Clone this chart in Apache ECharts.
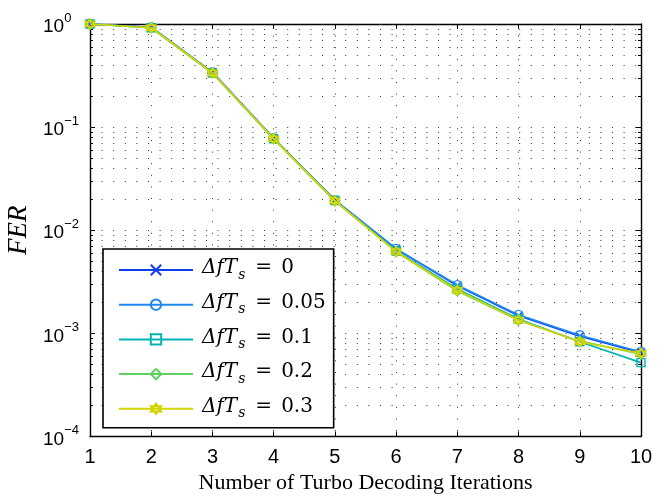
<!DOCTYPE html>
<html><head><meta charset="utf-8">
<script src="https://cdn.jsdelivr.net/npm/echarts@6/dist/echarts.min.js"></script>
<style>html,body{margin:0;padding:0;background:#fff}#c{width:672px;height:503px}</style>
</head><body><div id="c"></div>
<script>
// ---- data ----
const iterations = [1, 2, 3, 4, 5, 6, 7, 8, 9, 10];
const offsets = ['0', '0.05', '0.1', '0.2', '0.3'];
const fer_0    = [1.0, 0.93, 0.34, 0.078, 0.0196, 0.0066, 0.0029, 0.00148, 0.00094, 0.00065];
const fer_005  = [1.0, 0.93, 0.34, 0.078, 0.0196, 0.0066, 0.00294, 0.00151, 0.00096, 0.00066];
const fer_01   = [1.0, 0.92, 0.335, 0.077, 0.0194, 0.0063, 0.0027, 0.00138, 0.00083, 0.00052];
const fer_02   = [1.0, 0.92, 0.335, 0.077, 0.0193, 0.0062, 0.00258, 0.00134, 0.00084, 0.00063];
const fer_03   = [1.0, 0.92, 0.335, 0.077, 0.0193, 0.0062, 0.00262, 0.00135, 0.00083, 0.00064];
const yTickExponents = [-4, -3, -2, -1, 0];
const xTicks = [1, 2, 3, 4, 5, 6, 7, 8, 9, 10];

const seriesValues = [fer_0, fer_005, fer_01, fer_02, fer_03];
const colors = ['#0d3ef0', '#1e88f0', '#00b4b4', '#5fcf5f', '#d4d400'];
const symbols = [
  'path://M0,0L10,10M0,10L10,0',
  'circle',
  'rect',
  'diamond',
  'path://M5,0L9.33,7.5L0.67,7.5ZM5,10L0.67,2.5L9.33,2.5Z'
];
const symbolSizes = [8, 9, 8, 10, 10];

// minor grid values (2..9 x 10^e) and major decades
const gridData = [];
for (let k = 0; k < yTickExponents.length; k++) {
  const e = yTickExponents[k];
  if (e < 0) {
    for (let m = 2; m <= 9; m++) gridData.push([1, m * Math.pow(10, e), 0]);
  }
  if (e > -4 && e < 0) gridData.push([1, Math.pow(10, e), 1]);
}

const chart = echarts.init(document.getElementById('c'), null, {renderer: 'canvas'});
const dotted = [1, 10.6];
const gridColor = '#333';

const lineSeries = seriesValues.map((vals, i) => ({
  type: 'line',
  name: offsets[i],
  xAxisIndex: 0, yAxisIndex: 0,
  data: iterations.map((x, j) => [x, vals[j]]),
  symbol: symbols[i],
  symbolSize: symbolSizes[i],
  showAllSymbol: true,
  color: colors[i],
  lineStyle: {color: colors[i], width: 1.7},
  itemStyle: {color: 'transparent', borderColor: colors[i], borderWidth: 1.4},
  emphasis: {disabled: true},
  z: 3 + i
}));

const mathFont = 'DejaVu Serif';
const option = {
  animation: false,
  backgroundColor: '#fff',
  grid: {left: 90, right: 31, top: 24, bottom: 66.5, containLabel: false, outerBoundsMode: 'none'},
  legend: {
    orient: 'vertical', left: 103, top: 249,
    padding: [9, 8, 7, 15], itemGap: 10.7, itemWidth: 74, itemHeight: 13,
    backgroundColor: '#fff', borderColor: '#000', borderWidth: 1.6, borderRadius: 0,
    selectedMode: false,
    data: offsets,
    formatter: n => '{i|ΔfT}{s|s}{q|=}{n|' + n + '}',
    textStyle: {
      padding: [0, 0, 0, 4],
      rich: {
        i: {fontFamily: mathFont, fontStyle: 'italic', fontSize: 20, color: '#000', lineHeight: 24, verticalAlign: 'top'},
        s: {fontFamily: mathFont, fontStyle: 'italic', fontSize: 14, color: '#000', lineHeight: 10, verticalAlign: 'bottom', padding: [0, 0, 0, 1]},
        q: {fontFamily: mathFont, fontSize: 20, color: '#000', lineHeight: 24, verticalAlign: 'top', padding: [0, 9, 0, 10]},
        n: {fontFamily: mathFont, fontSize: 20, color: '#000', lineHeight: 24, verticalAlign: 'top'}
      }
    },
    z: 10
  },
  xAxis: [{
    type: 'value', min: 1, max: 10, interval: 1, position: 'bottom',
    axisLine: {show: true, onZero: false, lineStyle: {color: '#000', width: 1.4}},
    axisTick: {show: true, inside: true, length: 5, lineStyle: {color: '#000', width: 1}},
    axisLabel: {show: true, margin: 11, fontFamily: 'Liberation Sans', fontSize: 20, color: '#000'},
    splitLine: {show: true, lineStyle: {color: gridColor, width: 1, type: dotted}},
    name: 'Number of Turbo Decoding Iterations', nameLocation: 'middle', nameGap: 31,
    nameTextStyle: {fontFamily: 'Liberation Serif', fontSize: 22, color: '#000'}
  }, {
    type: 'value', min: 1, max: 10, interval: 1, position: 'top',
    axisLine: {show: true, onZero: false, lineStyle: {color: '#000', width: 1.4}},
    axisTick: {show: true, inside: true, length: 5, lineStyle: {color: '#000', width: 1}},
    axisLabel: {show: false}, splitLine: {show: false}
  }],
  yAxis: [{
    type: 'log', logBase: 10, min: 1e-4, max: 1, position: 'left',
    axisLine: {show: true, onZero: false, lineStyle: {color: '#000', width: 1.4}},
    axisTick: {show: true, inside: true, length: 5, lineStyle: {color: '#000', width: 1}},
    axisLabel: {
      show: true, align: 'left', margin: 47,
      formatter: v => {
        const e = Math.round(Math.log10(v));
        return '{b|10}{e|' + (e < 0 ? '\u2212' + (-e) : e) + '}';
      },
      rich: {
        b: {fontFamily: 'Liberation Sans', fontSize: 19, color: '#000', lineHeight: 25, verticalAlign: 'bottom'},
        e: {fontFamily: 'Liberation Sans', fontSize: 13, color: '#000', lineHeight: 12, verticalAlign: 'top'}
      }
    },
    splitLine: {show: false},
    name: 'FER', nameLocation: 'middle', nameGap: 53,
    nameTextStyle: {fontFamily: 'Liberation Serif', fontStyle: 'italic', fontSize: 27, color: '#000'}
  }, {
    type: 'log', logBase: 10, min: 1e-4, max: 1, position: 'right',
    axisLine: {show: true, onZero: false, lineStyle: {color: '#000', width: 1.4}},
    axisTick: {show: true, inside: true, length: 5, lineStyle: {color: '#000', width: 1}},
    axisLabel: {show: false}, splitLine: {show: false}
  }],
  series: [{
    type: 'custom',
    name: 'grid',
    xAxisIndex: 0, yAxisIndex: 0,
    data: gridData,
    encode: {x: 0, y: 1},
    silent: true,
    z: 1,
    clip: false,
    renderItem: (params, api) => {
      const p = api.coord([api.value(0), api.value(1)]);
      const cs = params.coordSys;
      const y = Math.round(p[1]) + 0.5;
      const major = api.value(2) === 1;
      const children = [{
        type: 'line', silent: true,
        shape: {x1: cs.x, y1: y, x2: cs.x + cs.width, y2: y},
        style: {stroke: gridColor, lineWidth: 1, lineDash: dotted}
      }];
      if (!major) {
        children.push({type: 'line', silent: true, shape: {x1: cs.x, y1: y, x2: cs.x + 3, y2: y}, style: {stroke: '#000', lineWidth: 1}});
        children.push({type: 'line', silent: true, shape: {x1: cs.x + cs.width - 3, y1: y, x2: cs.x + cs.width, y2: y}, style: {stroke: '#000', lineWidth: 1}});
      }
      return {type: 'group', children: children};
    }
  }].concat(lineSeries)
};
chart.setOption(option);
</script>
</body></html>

AIM »
Take the listing above and restate it word for word, without its pictures.

WRITTEN ANSWER »
Clone this chart in Apache ECharts.
<!DOCTYPE html>
<html><head><meta charset="utf-8">
<script src="https://cdn.jsdelivr.net/npm/echarts@6/dist/echarts.min.js"></script>
<style>html,body{margin:0;padding:0;background:#fff}#c{width:672px;height:503px}</style>
</head><body><div id="c"></div>
<script>
// ---- data ----
const iterations = [1, 2, 3, 4, 5, 6, 7, 8, 9, 10];
const offsets = ['0', '0.05', '0.1', '0.2', '0.3'];
const fer_0    = [1.0, 0.93, 0.34, 0.078, 0.0196, 0.0066, 0.0029, 0.00148, 0.00094, 0.00065];
const fer_005  = [1.0, 0.93, 0.34, 0.078, 0.0196, 0.0066, 0.00294, 0.00151, 0.00096, 0.00066];
const fer_01   = [1.0, 0.92, 0.335, 0.077, 0.0194, 0.0063, 0.0027, 0.00138, 0.00083, 0.00052];
const fer_02   = [1.0, 0.92, 0.335, 0.077, 0.0193, 0.0062, 0.00258, 0.00134, 0.00084, 0.00063];
const fer_03   = [1.0, 0.92, 0.335, 0.077, 0.0193, 0.0062, 0.00262, 0.00135, 0.00083, 0.00064];
const yTickExponents = [-4, -3, -2, -1, 0];
const xTicks = [1, 2, 3, 4, 5, 6, 7, 8, 9, 10];

const seriesValues = [fer_0, fer_005, fer_01, fer_02, fer_03];
const colors = ['#0d3ef0', '#1e88f0', '#00b4b4', '#5fcf5f', '#d4d400'];
const symbols = [
  'path://M0,0L10,10M0,10L10,0',
  'circle',
  'rect',
  'diamond',
  'path://M5,0L9.33,7.5L0.67,7.5ZM5,10L0.67,2.5L9.33,2.5Z'
];
const symbolSizes = [8, 9, 8, 10, 10];

// minor grid values (2..9 x 10^e) and major decades
const gridData = [];
for (let k = 0; k < yTickExponents.length; k++) {
  const e = yTickExponents[k];
  if (e < 0) {
    for (let m = 2; m <= 9; m++) gridData.push([1, m * Math.pow(10, e), 0]);
  }
  if (e > -4 && e < 0) gridData.push([1, Math.pow(10, e), 1]);
}

const chart = echarts.init(document.getElementById('c'), null, {renderer: 'canvas'});
const dotted = [1, 10.6];
const gridColor = '#333';

const lineSeries = seriesValues.map((vals, i) => ({
  type: 'line',
  name: offsets[i],
  xAxisIndex: 0, yAxisIndex: 0,
  data: iterations.map((x, j) => [x, vals[j]]),
  symbol: symbols[i],
  symbolSize: symbolSizes[i],
  showAllSymbol: true,
  color: colors[i],
  lineStyle: {color: colors[i], width: 1.7},
  itemStyle: {color: 'transparent', borderColor: colors[i], borderWidth: 1.4},
  emphasis: {disabled: true},
  z: 3 + i
}));

const mathFont = 'DejaVu Serif';
const option = {
  animation: false,
  backgroundColor: '#fff',
  grid: {left: 90, right: 31, top: 24, bottom: 66.5, containLabel: false, outerBoundsMode: 'none'},
  legend: {
    orient: 'vertical', left: 103, top: 249,
    padding: [9, 8, 7, 15], itemGap: 10.7, itemWidth: 74, itemHeight: 13,
    backgroundColor: '#fff', borderColor: '#000', borderWidth: 1.6, borderRadius: 0,
    selectedMode: false,
    data: offsets,
    formatter: n => '{i|ΔfT}{s|s}{q|=}{n|' + n + '}',
    textStyle: {
      padding: [0, 0, 0, 4],
      rich: {
        i: {fontFamily: mathFont, fontStyle: 'italic', fontSize: 20, color: '#000', lineHeight: 24, verticalAlign: 'top'},
        s: {fontFamily: mathFont, fontStyle: 'italic', fontSize: 14, color: '#000', lineHeight: 10, verticalAlign: 'bottom', padding: [0, 0, 0, 1]},
        q: {fontFamily: mathFont, fontSize: 20, color: '#000', lineHeight: 24, verticalAlign: 'top', padding: [0, 9, 0, 10]},
        n: {fontFamily: mathFont, fontSize: 20, color: '#000', lineHeight: 24, verticalAlign: 'top'}
      }
    },
    z: 10
  },
  xAxis: [{
    type: 'value', min: 1, max: 10, interval: 1, position: 'bottom',
    axisLine: {show: true, onZero: false, lineStyle: {color: '#000', width: 1.4}},
    axisTick: {show: true, inside: true, length: 5, lineStyle: {color: '#000', width: 1}},
    axisLabel: {show: true, margin: 11, fontFamily: 'Liberation Sans', fontSize: 20, color: '#000'},
    splitLine: {show: true, lineStyle: {color: gridColor, width: 1, type: dotted}},
    name: 'Number of Turbo Decoding Iterations', nameLocation: 'middle', nameGap: 31,
    nameTextStyle: {fontFamily: 'Liberation Serif', fontSize: 22, color: '#000'}
  }, {
    type: 'value', min: 1, max: 10, interval: 1, position: 'top',
    axisLine: {show: true, onZero: false, lineStyle: {color: '#000', width: 1.4}},
    axisTick: {show: true, inside: true, length: 5, lineStyle: {color: '#000', width: 1}},
    axisLabel: {show: false}, splitLine: {show: false}
  }],
  yAxis: [{
    type: 'log', logBase: 10, min: 1e-4, max: 1, position: 'left',
    axisLine: {show: true, onZero: false, lineStyle: {color: '#000', width: 1.4}},
    axisTick: {show: true, inside: true, length: 5, lineStyle: {color: '#000', width: 1}},
    axisLabel: {
      show: true, align: 'left', margin: 47,
      formatter: v => {
        const e = Math.round(Math.log10(v));
        return '{b|10}{e|' + (e < 0 ? '\u2212' + (-e) : e) + '}';
      },
      rich: {
        b: {fontFamily: 'Liberation Sans', fontSize: 19, color: '#000', lineHeight: 25, verticalAlign: 'bottom'},
        e: {fontFamily: 'Liberation Sans', fontSize: 13, color: '#000', lineHeight: 12, verticalAlign: 'top'}
      }
    },
    splitLine: {show: false},
    name: 'FER', nameLocation: 'middle', nameGap: 53,
    nameTextStyle: {fontFamily: 'Liberation Serif', fontStyle: 'italic', fontSize: 27, color: '#000'}
  }, {
    type: 'log', logBase: 10, min: 1e-4, max: 1, position: 'right',
    axisLine: {show: true, onZero: false, lineStyle: {color: '#000', width: 1.4}},
    axisTick: {show: true, inside: true, length: 5, lineStyle: {color: '#000', width: 1}},
    axisLabel: {show: false}, splitLine: {show: false}
  }],
  series: [{
    type: 'custom',
    name: 'grid',
    xAxisIndex: 0, yAxisIndex: 0,
    data: gridData,
    encode: {x: 0, y: 1},
    silent: true,
    z: 1,
    clip: false,
    renderItem: (params, api) => {
      const p = api.coord([api.value(0), api.value(1)]);
      const cs = params.coordSys;
      const y = Math.round(p[1]) + 0.5;
      const major = api.value(2) === 1;
      const children = [{
        type: 'line', silent: true,
        shape: {x1: cs.x, y1: y, x2: cs.x + cs.width, y2: y},
        style: {stroke: gridColor, lineWidth: 1, lineDash: dotted}
      }];
      if (!major) {
        children.push({type: 'line', silent: true, shape: {x1: cs.x, y1: y, x2: cs.x + 3, y2: y}, style: {stroke: '#000', lineWidth: 1}});
        children.push({type: 'line', silent: true, shape: {x1: cs.x + cs.width - 3, y1: y, x2: cs.x + cs.width, y2: y}, style: {stroke: '#000', lineWidth: 1}});
      }
      return {type: 'group', children: children};
    }
  }].concat(lineSeries)
};
chart.setOption(option);
</script>
</body></html>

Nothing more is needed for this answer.